Media Briefings

TAXPAYERS WOULD SAVE BILLIONS WITH NEW TRADING RULES

  • Published Date: October 2017

Society could save billions of dollars every day if trading in commodities, energy and securities was made more competitive through a minor rule change, according to research by Professor Pär Holmberg, published in the October 2017 issue of the Economic Journal.

Changing the rules would give traders the incentive to buy or sell at more competitive prices, the research suggests, making trading more efficient – and thereby saving large sums for governments and other organisations that trade through auctions and exchanges.

‘By changing the rules, even small reductions in transaction prices would still save a lot of money for society and taxpayers’, says the author, who is an associate professor in economics at the Stockholm’s Research Institute of Industrial Economics (IFN).

‘For auctions with a high turnover, the cost to implement such a rule change would be negligible compared with the savings.’

Every day, auctions and exchanges around the world trade bonds, stocks, currencies, electricity, metals, commodities, securities and financial instruments worth trillions of dollars.

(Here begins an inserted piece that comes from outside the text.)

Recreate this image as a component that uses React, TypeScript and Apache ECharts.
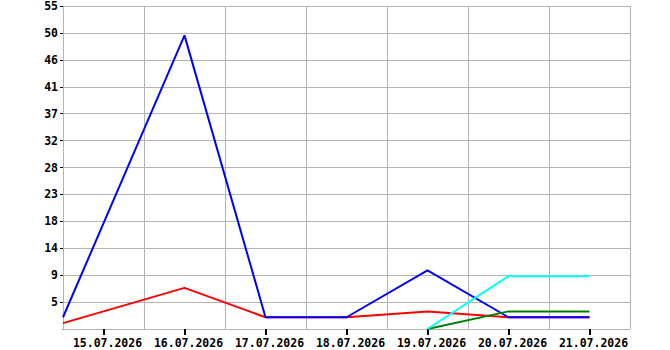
import React, { useEffect, useRef } from "react";
import * as echarts from "echarts";

const categories = ["15.07.2026", "16.07.2026", "17.07.2026", "18.07.2026", "19.07.2026", "20.07.2026", "21.07.2026"];
// day offsets of the plotted points (the first sample is drawn at the left edge of the plot)
const pointDays = [-0.5, 1, 2, 3, 4, 5, 6];
const redValues = [1, 7, 2, 2, 3, 2, 2];
const blueValues = [2, 50, 2, 2, 10, 2, 2];
const greenValues = [null, null, null, null, 0, 3, 3];
const cyanValues = [null, null, null, null, 0, 9, 9];
const yMax = 55;
const ySteps = 12;

export default function App() {
  const ref = useRef<HTMLDivElement>(null);
  useEffect(() => {
    if (!ref.current) return;
    const chart = echarts.init(ref.current, null, { renderer: "svg" });
    const gridColor = "#b4b4b4";
    const font = "'DejaVu Sans Mono', monospace";
    const mk = (name: string, vals: (number | null)[], color: string) => ({
      name,
      type: "line",
      xAxisIndex: 1,
      data: vals.map((v, i) => (v === null ? [pointDays[i], null] : [pointDays[i], v])),
      showSymbol: false,
      symbol: "none",
      connectNulls: false,
      lineStyle: { color, width: 2 },
      itemStyle: { color },
    });
    chart.setOption({
      animation: false,
      backgroundColor: "#ffffff",
      grid: { left: 63, top: 5, right: 40, bottom: 21, containLabel: false },
      xAxis: [
        {
          type: "category",
          data: categories,
          boundaryGap: true,
          axisLine: { show: true, onZero: false, lineStyle: { color: gridColor, width: 1 } },
          axisTick: { show: true, alignWithLabel: true, length: 6, lineStyle: { color: "#000", width: 2 } },
          axisLabel: {
            color: "#000",
            fontFamily: font,
            fontWeight: "bold",
            fontSize: 11.5,
            margin: 8,
            padding: [0, 0, 0, 8],
            interval: 0,
          },
          splitLine: { show: true, interval: 0, lineStyle: { color: gridColor, width: 1 } },
        },
        {
          type: "value",
          min: -0.5,
          max: categories.length - 0.5,
          show: false,
          axisLine: { show: false, onZero: false },
          axisTick: { show: false },
          axisLabel: { show: false },
          splitLine: { show: false },
        },
      ],
      yAxis: {
        type: "value",
        min: 0,
        max: yMax,
        interval: yMax / ySteps,
        axisLine: { show: true, onZero: false, lineStyle: { color: gridColor, width: 1 } },
        axisTick: { show: true, length: 3, lineStyle: { color: "#000", width: 1 } },
        axisLabel: {
          color: "#000",
          fontFamily: font,
          fontWeight: "bold",
          fontSize: 11.5,
          margin: 5,
          formatter: (v: number) => (v < 1e-6 ? "" : String(Math.round(v + 1e-6))),
        },
        splitLine: { show: true, lineStyle: { color: gridColor, width: 1 } },
      },
      graphic: [
        { type: "rect", left: 57, top: 327.5, shape: { width: 5.5, height: 3 }, style: { fill: "#fff" }, z: 100 },
      ],
      series: [
        mk("red", redValues, "#ff0000"),
        mk("blue", blueValues, "#0000ff"),
        mk("green", greenValues, "#008000"),
        mk("cyan", cyanValues, "#00ffff"),
      ],
    });
    return () => chart.dispose();
  }, []);
  return (
    <div
      ref={ref}
      style={{ position: "fixed", left: 0, top: 0, width: 670, height: 350, background: "#fff" }}
    />
  );
}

Most trading platforms apply ‘precedence rules’, which determine in which order instructions from traders should be executed – normally sell orders with a low ask price and buy orders with a high bid price are executed first.

Precedence rules also decide how orders should be ranked in case of ties – for example, when two traders submit sell orders with identical offer prices. Such a rule is often referred to as a ‘tie-breaker’ or ‘rationing rule’.

Sometimes priority is given to the order that was submitted first. Other exchanges might prioritise an order with a large volume over a small order with the same offer price, or even the other way around.

The new tie-breaker developed at IFN is different in that orders with the same offer price are prioritised according to whether the offer price is high or low.

Offers become more competitive if the rationing rule gives higher priority to sell orders with a small volume when ties occur at high offer prices. The effect is largest in markets such as security exchanges, where orders are entered at just a few price levels, so that rationing becomes more important.

Under the most beneficial circumstances, the research shows that the new rationing rule would have the same effect as if the number of traders was doubled, thereby increasing the competition and forcing the trade to be conducted more efficiently.

In a procurement auction where sell orders are entered at 10 different price levels with a mark-up of around 10%, the procurement price can be reduced by roughly 1%, leading to huge savings on large contracts. So government bodies that carry out procurement auctions or sell spectrum licences, emission permits or treasury bills would save billions in taxpayers’ money.

Savings would be similar in a sales auction when applying pro-competitive rationing to buy orders, but then the rationing rule should give higher priority to buy orders with a small volume when ties occur at low bid prices.

By cleverly designing the tie-breaker rules in this way, trading orders become less strategic and better represent the traders’ true preferences.

ENDS


Notes for editors: ‘Pro-competitive Rationing in Multi-unit Auctions’ by Pär Holmberg is published in the October 2017 issue of the Economic Journal.

Pär Holmberg is associate professor at the Research Institute of Industrial Economics (IFN) in Stockholm, Sweden.